──────── Information supplied

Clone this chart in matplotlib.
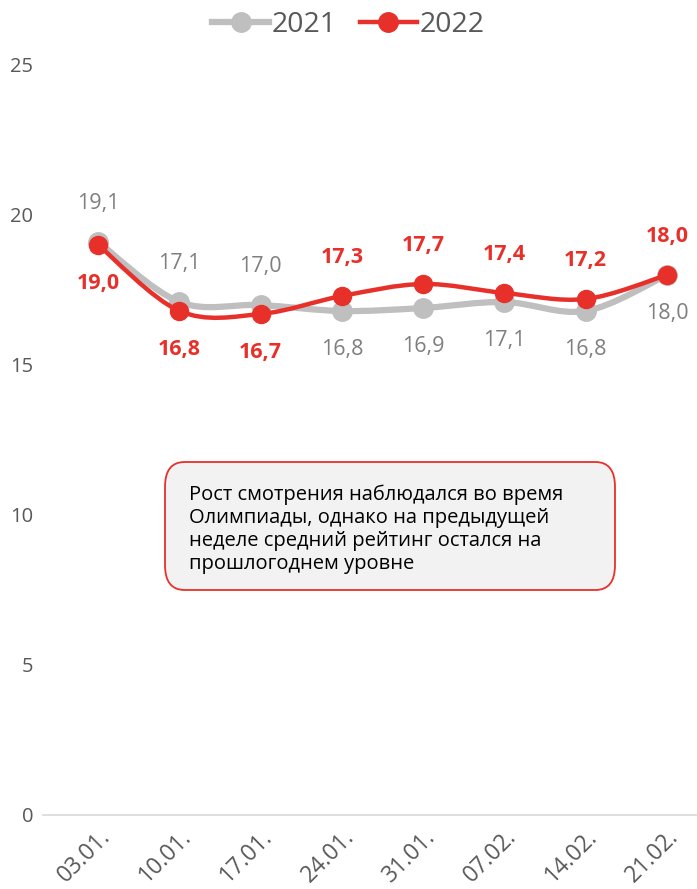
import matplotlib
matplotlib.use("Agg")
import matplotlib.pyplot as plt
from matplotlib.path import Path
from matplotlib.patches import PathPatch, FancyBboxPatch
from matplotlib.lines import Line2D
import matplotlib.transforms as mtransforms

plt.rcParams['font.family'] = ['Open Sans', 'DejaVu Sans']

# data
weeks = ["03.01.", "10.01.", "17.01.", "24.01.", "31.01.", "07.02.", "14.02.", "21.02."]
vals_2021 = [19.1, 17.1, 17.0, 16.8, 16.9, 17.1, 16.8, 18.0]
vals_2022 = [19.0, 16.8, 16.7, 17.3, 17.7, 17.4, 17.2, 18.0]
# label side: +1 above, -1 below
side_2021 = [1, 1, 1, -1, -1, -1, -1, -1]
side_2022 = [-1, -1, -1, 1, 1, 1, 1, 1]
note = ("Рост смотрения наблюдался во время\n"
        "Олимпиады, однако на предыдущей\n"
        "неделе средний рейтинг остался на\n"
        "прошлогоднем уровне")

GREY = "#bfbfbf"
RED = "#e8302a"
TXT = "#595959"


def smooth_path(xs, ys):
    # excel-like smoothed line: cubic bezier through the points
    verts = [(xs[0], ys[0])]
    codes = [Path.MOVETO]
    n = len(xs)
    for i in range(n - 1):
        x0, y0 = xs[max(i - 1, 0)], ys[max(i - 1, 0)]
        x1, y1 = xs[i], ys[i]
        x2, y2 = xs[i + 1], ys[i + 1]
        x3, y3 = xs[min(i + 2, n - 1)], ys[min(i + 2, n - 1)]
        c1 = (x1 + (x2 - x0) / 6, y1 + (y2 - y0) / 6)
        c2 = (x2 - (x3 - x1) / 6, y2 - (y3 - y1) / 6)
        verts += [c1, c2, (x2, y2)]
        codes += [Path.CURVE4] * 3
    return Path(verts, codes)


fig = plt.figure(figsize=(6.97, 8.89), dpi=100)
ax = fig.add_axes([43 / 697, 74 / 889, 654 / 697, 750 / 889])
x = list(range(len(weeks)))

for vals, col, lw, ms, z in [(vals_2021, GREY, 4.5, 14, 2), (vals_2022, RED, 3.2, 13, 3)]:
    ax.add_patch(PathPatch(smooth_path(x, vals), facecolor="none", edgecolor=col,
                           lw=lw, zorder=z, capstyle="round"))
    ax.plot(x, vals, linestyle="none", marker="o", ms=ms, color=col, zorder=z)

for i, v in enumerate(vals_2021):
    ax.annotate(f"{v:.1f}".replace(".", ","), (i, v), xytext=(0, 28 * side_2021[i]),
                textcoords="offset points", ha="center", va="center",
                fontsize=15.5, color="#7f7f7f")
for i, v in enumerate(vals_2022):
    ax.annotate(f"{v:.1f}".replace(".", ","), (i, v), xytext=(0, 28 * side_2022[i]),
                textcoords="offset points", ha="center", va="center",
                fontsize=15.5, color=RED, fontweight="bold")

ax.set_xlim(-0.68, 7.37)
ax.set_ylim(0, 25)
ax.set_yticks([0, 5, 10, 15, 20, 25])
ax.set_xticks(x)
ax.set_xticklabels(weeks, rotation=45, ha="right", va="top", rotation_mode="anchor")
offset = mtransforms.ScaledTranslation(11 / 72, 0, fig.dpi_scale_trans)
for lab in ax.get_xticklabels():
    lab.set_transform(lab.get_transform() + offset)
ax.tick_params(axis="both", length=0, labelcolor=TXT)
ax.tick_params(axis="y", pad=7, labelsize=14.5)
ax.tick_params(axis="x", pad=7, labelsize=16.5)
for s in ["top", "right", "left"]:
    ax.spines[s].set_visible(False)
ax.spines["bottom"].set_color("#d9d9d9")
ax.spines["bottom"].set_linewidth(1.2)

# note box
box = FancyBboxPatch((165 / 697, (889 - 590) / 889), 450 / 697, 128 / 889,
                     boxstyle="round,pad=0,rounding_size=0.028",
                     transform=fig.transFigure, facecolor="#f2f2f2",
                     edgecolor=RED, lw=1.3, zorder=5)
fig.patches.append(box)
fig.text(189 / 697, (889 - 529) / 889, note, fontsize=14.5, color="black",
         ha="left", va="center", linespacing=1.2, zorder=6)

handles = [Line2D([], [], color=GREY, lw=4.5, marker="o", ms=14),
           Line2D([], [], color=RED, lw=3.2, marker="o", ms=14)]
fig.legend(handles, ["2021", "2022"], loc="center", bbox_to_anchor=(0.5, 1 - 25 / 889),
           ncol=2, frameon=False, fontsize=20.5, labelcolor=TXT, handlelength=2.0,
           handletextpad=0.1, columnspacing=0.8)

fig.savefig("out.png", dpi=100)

────────────────

- Your objective:
Please reproduce the listing exactly from its opening line through the line that contains "plt.rcParams['font.family'] = ['Open", both included, with all pictures omitted.

- The result:
Clone this chart in matplotlib.
import matplotlib
matplotlib.use("Agg")
import matplotlib.pyplot as plt
from matplotlib.path import Path
from matplotlib.patches import PathPatch, FancyBboxPatch
from matplotlib.lines import Line2D
import matplotlib.transforms as mtransforms

plt.rcParams['font.family'] = ['Open Sans', 'DejaVu Sans']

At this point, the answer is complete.